> _MATERIAL PROVIDED_
+++++

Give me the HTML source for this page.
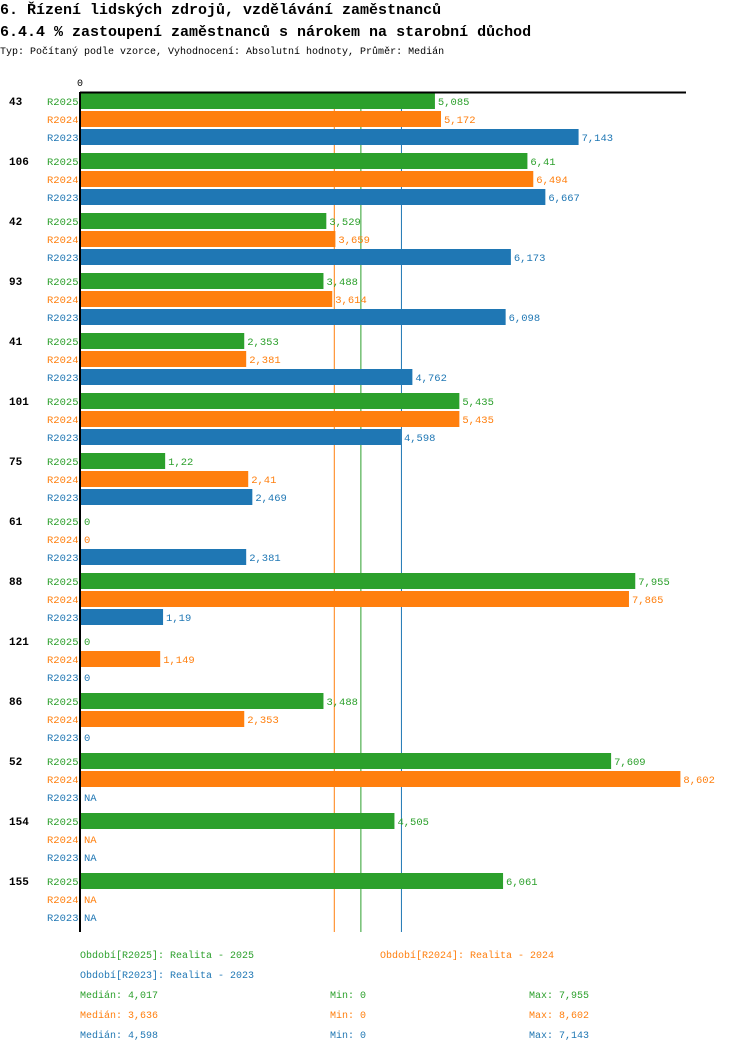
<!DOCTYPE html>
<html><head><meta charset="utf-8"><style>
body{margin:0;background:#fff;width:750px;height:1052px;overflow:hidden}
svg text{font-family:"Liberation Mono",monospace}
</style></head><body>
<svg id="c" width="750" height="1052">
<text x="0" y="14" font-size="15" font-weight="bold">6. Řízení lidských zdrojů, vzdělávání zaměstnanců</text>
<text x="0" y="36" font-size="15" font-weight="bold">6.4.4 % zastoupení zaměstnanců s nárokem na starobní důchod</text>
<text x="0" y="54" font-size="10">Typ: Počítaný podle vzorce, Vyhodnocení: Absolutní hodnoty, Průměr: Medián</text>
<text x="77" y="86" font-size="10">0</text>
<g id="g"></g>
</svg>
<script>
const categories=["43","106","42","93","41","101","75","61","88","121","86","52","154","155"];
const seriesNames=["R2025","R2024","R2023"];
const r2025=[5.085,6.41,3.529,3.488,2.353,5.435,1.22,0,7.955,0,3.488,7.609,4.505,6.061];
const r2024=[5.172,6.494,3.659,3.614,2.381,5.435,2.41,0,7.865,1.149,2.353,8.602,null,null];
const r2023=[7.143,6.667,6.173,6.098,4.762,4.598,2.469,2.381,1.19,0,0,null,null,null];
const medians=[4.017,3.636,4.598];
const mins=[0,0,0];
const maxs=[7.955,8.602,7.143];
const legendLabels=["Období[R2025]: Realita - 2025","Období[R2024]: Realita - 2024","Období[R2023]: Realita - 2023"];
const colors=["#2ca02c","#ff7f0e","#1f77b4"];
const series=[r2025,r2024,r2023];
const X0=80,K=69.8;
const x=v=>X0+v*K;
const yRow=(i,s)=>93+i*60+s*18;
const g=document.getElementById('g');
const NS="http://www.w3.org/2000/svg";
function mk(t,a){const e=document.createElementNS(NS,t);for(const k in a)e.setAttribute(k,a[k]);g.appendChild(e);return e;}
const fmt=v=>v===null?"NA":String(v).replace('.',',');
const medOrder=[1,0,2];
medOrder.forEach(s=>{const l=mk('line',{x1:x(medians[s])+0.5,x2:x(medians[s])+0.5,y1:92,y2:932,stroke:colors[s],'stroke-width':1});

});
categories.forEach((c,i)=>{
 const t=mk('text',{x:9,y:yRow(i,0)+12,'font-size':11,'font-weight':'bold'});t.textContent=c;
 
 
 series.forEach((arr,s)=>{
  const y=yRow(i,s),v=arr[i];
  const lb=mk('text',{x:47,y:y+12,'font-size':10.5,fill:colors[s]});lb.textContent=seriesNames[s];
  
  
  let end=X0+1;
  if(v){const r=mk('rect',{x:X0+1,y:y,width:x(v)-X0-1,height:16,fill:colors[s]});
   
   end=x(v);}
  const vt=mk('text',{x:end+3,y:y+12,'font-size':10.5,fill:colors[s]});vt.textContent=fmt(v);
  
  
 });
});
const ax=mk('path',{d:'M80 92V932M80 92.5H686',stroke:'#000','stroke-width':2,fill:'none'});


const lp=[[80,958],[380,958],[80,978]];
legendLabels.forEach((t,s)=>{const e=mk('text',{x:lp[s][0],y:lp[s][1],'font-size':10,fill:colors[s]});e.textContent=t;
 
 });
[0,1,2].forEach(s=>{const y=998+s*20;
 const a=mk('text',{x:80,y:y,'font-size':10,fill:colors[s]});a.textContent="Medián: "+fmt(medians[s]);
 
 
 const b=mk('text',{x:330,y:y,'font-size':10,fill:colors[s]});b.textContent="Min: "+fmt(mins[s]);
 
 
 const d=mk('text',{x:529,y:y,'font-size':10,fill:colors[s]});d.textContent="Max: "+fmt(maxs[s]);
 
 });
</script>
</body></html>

+++++

Transcribe the material exactly, keeping every word and none of the pictures.

Give me the HTML source for this page.
<!DOCTYPE html>
<html><head><meta charset="utf-8"><style>
body{margin:0;background:#fff;width:750px;height:1052px;overflow:hidden}
svg text{font-family:"Liberation Mono",monospace}
</style></head><body>
<svg id="c" width="750" height="1052">
<text x="0" y="14" font-size="15" font-weight="bold">6. Řízení lidských zdrojů, vzdělávání zaměstnanců</text>
<text x="0" y="36" font-size="15" font-weight="bold">6.4.4 % zastoupení zaměstnanců s nárokem na starobní důchod</text>
<text x="0" y="54" font-size="10">Typ: Počítaný podle vzorce, Vyhodnocení: Absolutní hodnoty, Průměr: Medián</text>
<text x="77" y="86" font-size="10">0</text>
<g id="g"></g>
</svg>
<script>
const categories=["43","106","42","93","41","101","75","61","88","121","86","52","154","155"];
const seriesNames=["R2025","R2024","R2023"];
const r2025=[5.085,6.41,3.529,3.488,2.353,5.435,1.22,0,7.955,0,3.488,7.609,4.505,6.061];
const r2024=[5.172,6.494,3.659,3.614,2.381,5.435,2.41,0,7.865,1.149,2.353,8.602,null,null];
const r2023=[7.143,6.667,6.173,6.098,4.762,4.598,2.469,2.381,1.19,0,0,null,null,null];
const medians=[4.017,3.636,4.598];
const mins=[0,0,0];
const maxs=[7.955,8.602,7.143];
const legendLabels=["Období[R2025]: Realita - 2025","Období[R2024]: Realita - 2024","Období[R2023]: Realita - 2023"];
const colors=["#2ca02c","#ff7f0e","#1f77b4"];
const series=[r2025,r2024,r2023];
const X0=80,K=69.8;
const x=v=>X0+v*K;
const yRow=(i,s)=>93+i*60+s*18;
const g=document.getElementById('g');
const NS="http://www.w3.org/2000/svg";
function mk(t,a){const e=document.createElementNS(NS,t);for(const k in a)e.setAttribute(k,a[k]);g.appendChild(e);return e;}
const fmt=v=>v===null?"NA":String(v).replace('.',',');
const medOrder=[1,0,2];
medOrder.forEach(s=>{const l=mk('line',{x1:x(medians[s])+0.5,x2:x(medians[s])+0.5,y1:92,y2:932,stroke:colors[s],'stroke-width':1});

});
categories.forEach((c,i)=>{
 const t=mk('text',{x:9,y:yRow(i,0)+12,'font-size':11,'font-weight':'bold'});t.textContent=c;
 
 
 series.forEach((arr,s)=>{
  const y=yRow(i,s),v=arr[i];
  const lb=mk('text',{x:47,y:y+12,'font-size':10.5,fill:colors[s]});lb.textContent=seriesNames[s];
  
  
  let end=X0+1;
  if(v){const r=mk('rect',{x:X0+1,y:y,width:x(v)-X0-1,height:16,fill:colors[s]});
   
   end=x(v);}
  const vt=mk('text',{x:end+3,y:y+12,'font-size':10.5,fill:colors[s]});vt.textContent=fmt(v);
  
  
 });
});
const ax=mk('path',{d:'M80 92V932M80 92.5H686',stroke:'#000','stroke-width':2,fill:'none'});


const lp=[[80,958],[380,958],[80,978]];
legendLabels.forEach((t,s)=>{const e=mk('text',{x:lp[s][0],y:lp[s][1],'font-size':10,fill:colors[s]});e.textContent=t;
 
 });
[0,1,2].forEach(s=>{const y=998+s*20;
 const a=mk('text',{x:80,y:y,'font-size':10,fill:colors[s]});a.textContent="Medián: "+fmt(medians[s]);
 
 
 const b=mk('text',{x:330,y:y,'font-size':10,fill:colors[s]});b.textContent="Min: "+fmt(mins[s]);
 
 
 const d=mk('text',{x:529,y:y,'font-size':10,fill:colors[s]});d.textContent="Max: "+fmt(maxs[s]);
 
 });
</script>
</body></html>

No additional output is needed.